De recente BOOS-aflevering over Master Oh en Jasper Demollin veroorzaakt veel reuring. Dit omdat de uitzending manipulatieve praktijken blootlegt. Maar de aflevering heeft mij op een andere manier aan het denken gezet: over de manier waarop westerse spiritualiteitzoekers zich massaal laten meeslepen door een gefantaseerd idee van ‘’Oosterse wijsheid’’. De aflevering is daarmee niet alleen een aanklacht tegen een individu of organisatie, maar een symptoom van een dieper patroon dat al jarenlang wordt beschreven: oriëntalisme.

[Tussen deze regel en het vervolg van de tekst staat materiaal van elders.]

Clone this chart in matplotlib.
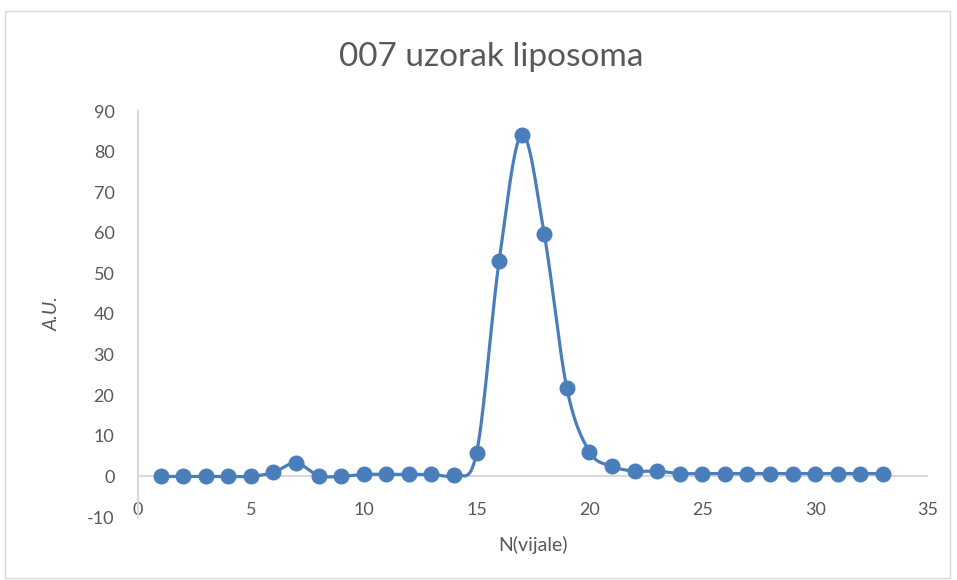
import numpy as np
import matplotlib.pyplot as plt
from matplotlib.patches import Rectangle

# vial number vs. signal (A.U.)
vials = list(range(1, 34))
signal = [0.0, 0.0, 0.0, 0.0, 0.0, 1.0, 3.3, 0.2, 0.0, 0.5,
          0.5, 0.5, 0.5, 0.4, 5.8, 53.1, 84.2, 59.6, 21.7, 6.1,
          2.5, 1.3, 1.3, 0.7, 0.7, 0.7, 0.7, 0.7, 0.7, 0.7,
          0.7, 0.7, 0.7]

TITLE = "007 uzorak liposoma"
XLABEL = "N(vijale)"
YLABEL = "A.U."
XTICKS = [0, 5, 10, 15, 20, 25, 30, 35]
YTICKS = [-10, 0, 10, 20, 30, 40, 50, 60, 70, 80, 90]

BLUE = "#4A7EBB"
TEXT = "#595959"
AXIS = "#D9D9D9"


def smooth(x, y, steps=30):
    # Excel-style smoothed line: cubic bezier segments, catmull-rom control points
    x = np.asarray(x, float)
    y = np.asarray(y, float)
    px = np.concatenate([[x[0]], x, [x[-1]]])
    py = np.concatenate([[y[0]], y, [y[-1]]])
    t = np.linspace(0, 1, steps)
    xs, ys = [], []
    for i in range(1, len(px) - 2):
        p0 = np.array([px[i], py[i]])
        p3 = np.array([px[i + 1], py[i + 1]])
        c1 = p0 + (p3 - np.array([px[i - 1], py[i - 1]])) / 6
        c2 = p3 - (np.array([px[i + 2], py[i + 2]]) - p0) / 6
        seg = ((1 - t) ** 3)[:, None] * p0 + (3 * (1 - t) ** 2 * t)[:, None] * c1 \
            + (3 * (1 - t) * t ** 2)[:, None] * c2 + (t ** 3)[:, None] * p3
        xs.extend(seg[:, 0])
        ys.extend(seg[:, 1])
    return xs, ys


plt.rcParams["font.family"] = ["Lato", "DejaVu Sans"]
plt.rcParams["axes.unicode_minus"] = False

fig = plt.figure(figsize=(9.57, 5.8), dpi=100)
fig.patches.append(Rectangle((5 / 957, 2 / 580), 945 / 957, 567 / 580, transform=fig.transFigure,
                             fill=False, edgecolor=AXIS, linewidth=1))

ax = fig.add_axes([138 / 957, 63 / 580, 790 / 957, 406 / 580])
ax.set_xlim(0, 35)
ax.set_ylim(-10, 90)

sx, sy = smooth(vials, signal)
ax.plot(sx, sy, color=BLUE, linewidth=2.3, zorder=3)
ax.plot(vials, signal, "o", color=BLUE, markersize=10.5, zorder=4)

ax.axhline(0, color=AXIS, linewidth=1.5, zorder=1)
for side in ["top", "right", "bottom"]:
    ax.spines[side].set_visible(False)
ax.spines["left"].set_color(AXIS)
ax.spines["left"].set_linewidth(1.5)

ax.set_xticks(XTICKS)
ax.set_yticks(YTICKS)
ax.tick_params(axis="x", length=0, pad=-11, labelsize=13, labelcolor=TEXT)
ax.tick_params(axis="y", length=0, pad=17, labelsize=13, labelcolor=TEXT)

fig.text(491 / 957, 1 - 57 / 580, TITLE, fontsize=24, color=TEXT,
         ha="center", va="center")
ax.set_xlabel(XLABEL, fontsize=14, color=TEXT, labelpad=13)
ax.set_ylabel(YLABEL, fontsize=14, color=TEXT, style="italic", labelpad=19)

fig.savefig("out.png", dpi=100)
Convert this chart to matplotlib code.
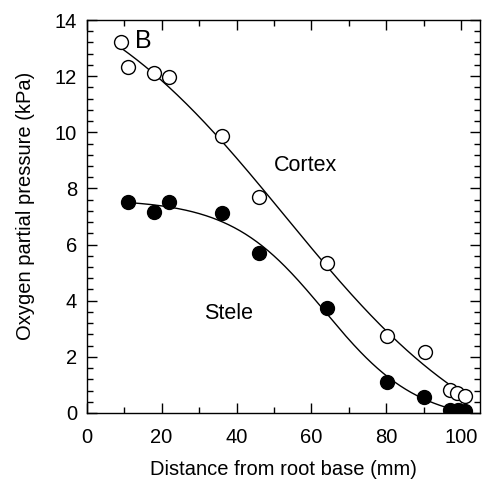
import numpy as np
import matplotlib.pyplot as plt
from matplotlib.ticker import MultipleLocator

plt.rcParams['font.family'] = ['Liberation Sans', 'DejaVu Sans']

# Distance from root base (mm) and O2 partial pressure (kPa)
cortex_x = [9.1, 11.1, 18.0, 22.0, 36.1, 46.0, 64.1, 80.3, 90.2, 97.1, 98.8, 101.1]
cortex_y = [13.23, 12.31, 12.12, 11.96, 9.87, 7.70, 5.34, 2.75, 2.16, 0.82, 0.70, 0.61]
stele_x = [11.1, 18.0, 22.0, 36.0, 46.0, 64.2, 80.3, 90.0, 97.1, 99.0, 101.1]
stele_y = [7.53, 7.17, 7.50, 7.11, 5.69, 3.73, 1.09, 0.58, 0.11, 0.10, 0.08]


def boltzmann_fit(x, y):
    # y = A2 + (A1 - A2) / (1 + exp((x - x0) / dx)); grid over x0, dx, linear solve for the rest
    x = np.asarray(x)
    y = np.asarray(y)
    best = None
    for x0 in np.linspace(20, 90, 141):
        for dx in np.linspace(4, 40, 145):
            s = 1.0 / (1.0 + np.exp((x - x0) / dx))
            A = np.column_stack([np.ones_like(x), s])
            coef, *_ = np.linalg.lstsq(A, y, rcond=None)
            err = np.sum((A @ coef - y) ** 2)
            if best is None or err < best[0]:
                best = (err, x0, dx, coef)
    _, x0, dx, coef = best
    return lambda t: coef[0] + coef[1] / (1.0 + np.exp((t - x0) / dx))


fig, ax = plt.subplots(figsize=(4.87, 4.8), dpi=100)
fig.subplots_adjust(left=0.178, right=0.9856, bottom=0.1396, top=0.9583)

for xs, ys, face in [(cortex_x, cortex_y, 'white'), (stele_x, stele_y, 'black')]:
    f = boltzmann_fit(xs, ys)
    t = np.linspace(min(xs), max(xs), 300)
    ax.plot(t, f(t), color='black', lw=1.0, zorder=2)
    ax.plot(xs, ys, 'o', ms=10, mfc=face, mec='black', mew=1.0, zorder=3)

ax.text(58.5, 8.83, 'Cortex', fontsize=15.5, ha='center', va='center')
ax.text(37.8, 3.53, 'Stele', fontsize=15.5, ha='center', va='center')
ax.text(15.0, 13.26, 'B', fontsize=18, ha='center', va='center')

ax.set_xlim(0, 105)
ax.set_ylim(0, 14)
ax.xaxis.set_major_locator(MultipleLocator(20))
ax.xaxis.set_minor_locator(MultipleLocator(10))
ax.yaxis.set_major_locator(MultipleLocator(2))
ax.yaxis.set_minor_locator(MultipleLocator(0.4))
ax.tick_params(which='both', direction='in', top=True, right=True, width=1.0, labelsize=14.5)
ax.tick_params(which='major', length=7)
ax.tick_params(which='minor', length=4)
ax.tick_params(axis='y', which='major', pad=7)
ax.tick_params(axis='x', which='major', pad=10.5)
for sp in ax.spines.values():
    sp.set_linewidth(1.0)

ax.set_xlabel('Distance from root base (mm)', fontsize=14.5, labelpad=10)
ax.set_ylabel('Oxygen partial pressure (kPa)', fontsize=14.5)
ax.yaxis.set_label_coords(-0.132, 0.527)

fig.savefig('out.png', dpi=100)
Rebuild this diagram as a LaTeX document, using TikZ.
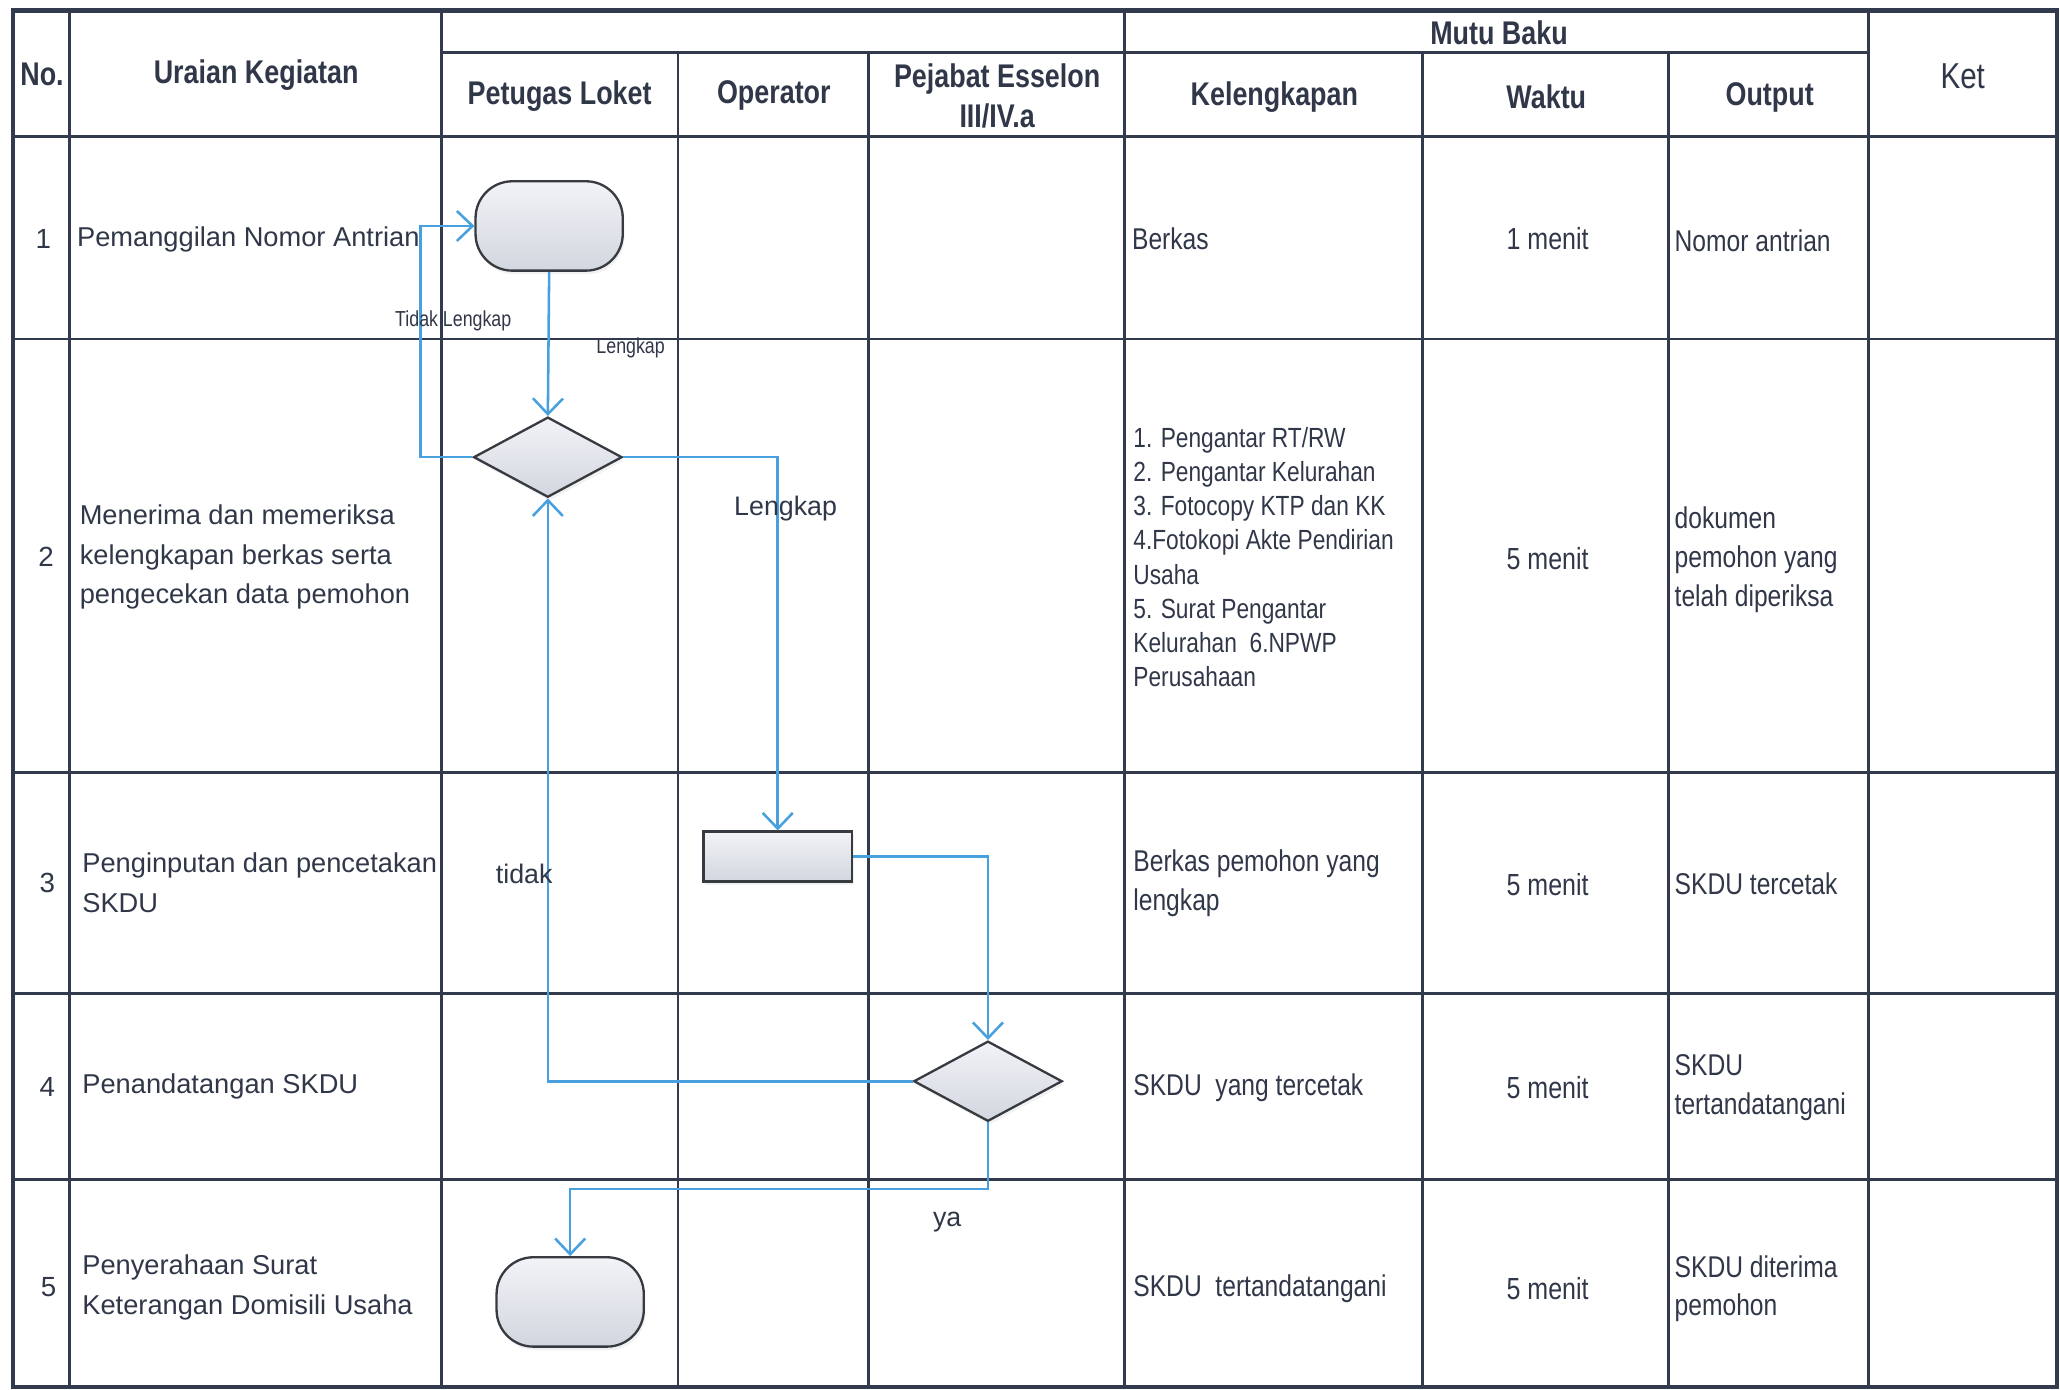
\documentclass[tikz,border=0pt]{standalone}
\usepackage{fontspec}
\setmainfont{Liberation Sans}
\newfontfamily\narrowsans[FakeStretch=0.82]{Liberation Sans}
\usepackage{tikz}
\usetikzlibrary{shapes.geometric, arrows.meta, shadows}
\definecolor{gridline}{RGB}{50,58,78}
\definecolor{inkc}{RGB}{48,55,72}
\definecolor{flowblue}{RGB}{72,160,222}
\definecolor{shapetop}{RGB}{242,243,247}
\definecolor{shapebot}{RGB}{210,214,222}
\definecolor{shapeline}{RGB}{55,58,64}
\tikzset{
  shapebase/.style={draw=shapeline, top color=shapetop, bottom color=shapebot,
    line width=0.5pt, inner sep=0pt,
    drop shadow={opacity=0.1, shadow xshift=0.4pt, shadow yshift=-0.8pt}},
  terminal/.style={shapebase, rectangle, rounded corners=0.28cm,
    minimum width=1.12cm, minimum height=0.68cm},
  decision/.style={shapebase, diamond, minimum width=1.13cm, minimum height=0.61cm},
  process/.style={shapebase, rectangle, minimum width=1.13cm, minimum height=0.38cm},
  flow/.style={-{Straight Barb[length=3.4pt, width=6.5pt]}, draw=flowblue, line width=0.55pt},
  grid/.style={draw=gridline, line width=0.6pt},
  hdr/.style={font={\narrowsans\bfseries\fontsize{7.1}{8.6}\selectfont},
    text=inkc, align=center, inner sep=0pt},
  cell/.style={font={\fontsize{5.9}{8.6}\selectfont}, text=inkc,
    align=left, anchor=west, inner sep=0pt},
  ncell/.style={font={\narrowsans\fontsize{6.5}{8.4}\selectfont}, text=inkc,
    align=left, anchor=west, inner sep=0pt},
  lst/.style={ncell, font={\narrowsans\fontsize{6}{7.4}\selectfont}},
  waktu/.style={font={\narrowsans\fontsize{6.6}{8}\selectfont}, text=inkc, inner sep=0pt},
  num/.style={font={\fontsize{6}{7}\selectfont}, text=inkc, inner sep=0pt},
  tiny lbl/.style={font={\narrowsans\fontsize{4.7}{5.5}\selectfont}, text=inkc, inner sep=0pt},
  lbl/.style={font={\fontsize{5.8}{7}\selectfont}, text=inkc, inner sep=0pt}
}

\begin{document}
\begin{tikzpicture}[x=0.01cm, y=-0.01cm]
  \useasboundingbox (0,0) rectangle (1568,1058);

  % Table grid
  \draw[grid, line width=0.9pt] (10,8) rectangle (1566,1056);
  \draw[grid] (336,40) -- (1422,40);
  \draw[grid] (10,104) -- (1566,104);
  \foreach \y in {258,588,756,898} \draw[grid] (10,\y) -- (1566,\y);
  \foreach \x in {53,336,856,1422} \draw[grid] (\x,8) -- (\x,1056);
  \foreach \x in {516,661,1083,1270} \draw[grid] (\x,40) -- (\x,1056);

  % Header
  \node[hdr] (hno) at (32,57) {No.};
  \node[hdr] (hurai) at (195,57) {Uraian Kegiatan};
  \node[hdr] (hloket) at (426,73) {Petugas Loket};
  \node[hdr] (hoper) at (589,73) {Operator};
  \node[hdr] (hpejabat) at (759,73) {Pejabat Esselon\\III/IV.a};
  \node[hdr] (hmutu) at (1141,25) {Mutu Baku};
  \node[hdr] (hlengkap) at (970,74) {Kelengkapan};
  \node[hdr] (hwaktu) at (1177,74) {Waktu};
  \node[hdr] (houtput) at (1347,74) {Output};
  \node[hdr, font={\narrowsans\fontsize{7.8}{9}\selectfont}] (hket) at (1494,58) {Ket};

  % Row numbers
  \node[num] (n1) at (33,182) {1};
  \node[num] (n2) at (35,424) {2};
  \node[num] (n3) at (36,672) {3};
  \node[num] (n4) at (36,827) {4};
  \node[num] (n5) at (37,980) {5};

  % Uraian Kegiatan
  \node[cell] (u1) at (58,182) {Pemanggilan Nomor Antrian};
  \node[cell] (u2) at (60,424) {Menerima dan memeriksa\\kelengkapan berkas serta\\pengecekan data pemohon};
  \node[cell] (u3) at (62,672) {Penginputan dan pencetakan\\SKDU};
  \node[cell] (u4) at (62,827) {Penandatangan SKDU};
  \node[cell] (u5) at (62,980) {Penyerahaan Surat\\Keterangan Domisili Usaha};

  % Kelengkapan
  \node[ncell] (k1) at (861,182) {Berkas};
  \node[lst] (k2) at (862,424) {1. Pengantar RT/RW\\2. Pengantar Kelurahan\\3. Fotocopy KTP dan KK\\4.Fotokopi Akte Pendirian\\Usaha\\5. Surat Pengantar\\Kelurahan\ \ 6.NPWP\\Perusahaan};
  \node[ncell] (k3) at (862,672) {Berkas pemohon yang\\lengkap};
  \node[ncell] (k4) at (862,828) {SKDU\ \ yang tercetak};
  \node[ncell] (k5) at (862,981) {SKDU\ \ tertandatangani};

  % Waktu
  \node[waktu] (w1) at (1178,182) {1 menit};
  \node[waktu] (w2) at (1178,425) {5 menit};
  \node[waktu] (w3) at (1178,673) {5 menit};
  \node[waktu] (w4) at (1178,828) {5 menit};
  \node[waktu] (w5) at (1178,981) {5 menit};

  % Output
  \node[ncell] (o1) at (1274,183) {Nomor antrian};
  \node[ncell] (o2) at (1274,426) {dokumen\\pemohon yang\\telah diperiksa};
  \node[ncell] (o3) at (1274,673) {SKDU tercetak};
  \node[ncell] (o4) at (1274,828) {SKDU\\tertandatangani};
  \node[ncell] (o5) at (1274,981) {SKDU diterima\\pemohon};

  % Flow shapes
  \node[terminal] (start) at (418,172) {};
  \node[decision] (cek) at (417,348) {};
  \node[process] (input) at (592,652) {};
  \node[decision] (ttd) at (752,823) {};
  \node[terminal] (serah) at (434,991) {};

  % Connectors
  \coordinate (tlbend) at (320,348);
  \coordinate (yabend) at (752,905);
  \draw[flow] (start.south) -- (cek.north);
  \draw[flow] (cek.west) -- (tlbend) |- (start.west);
  \draw[flow] (cek.east) -| (input.north);
  \draw[flow] (input.east) -| (ttd.north);
  \draw[flow] (ttd.west) -| (cek.south);
  \draw[flow] (ttd.south) -- (yabend) -| (serah.north);

  % Connector labels
  \node[tiny lbl] (ltidak) at (345,244) {Tidak Lengkap};
  \node[tiny lbl] (llengkap) at (480,265) {Lengkap};
  \node[lbl] (llengkap2) at (598,387) {Lengkap};
  \node[lbl] (ltidak2) at (399,665) {tidak};
  \node[lbl] (lya) at (721,930) {ya};
\end{tikzpicture}
\end{document}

Om te begrijpen waarom westerse wellness praktijken vaak zo wringen, zelfs wanneer ze oprecht bedoeld zijn, moeten we terug naar wat Edward Said met oriëntalisme bedoelt. In die analyse wordt zichtbaar waarom het Westen telkens opnieuw het Oosten romantiseert, vereenvoudigt en inzet voor eigen behoeften. En waarom juist de moderne spiritualiteits- en wellness industrie één van de meest actuele voorbeelden hiervan is.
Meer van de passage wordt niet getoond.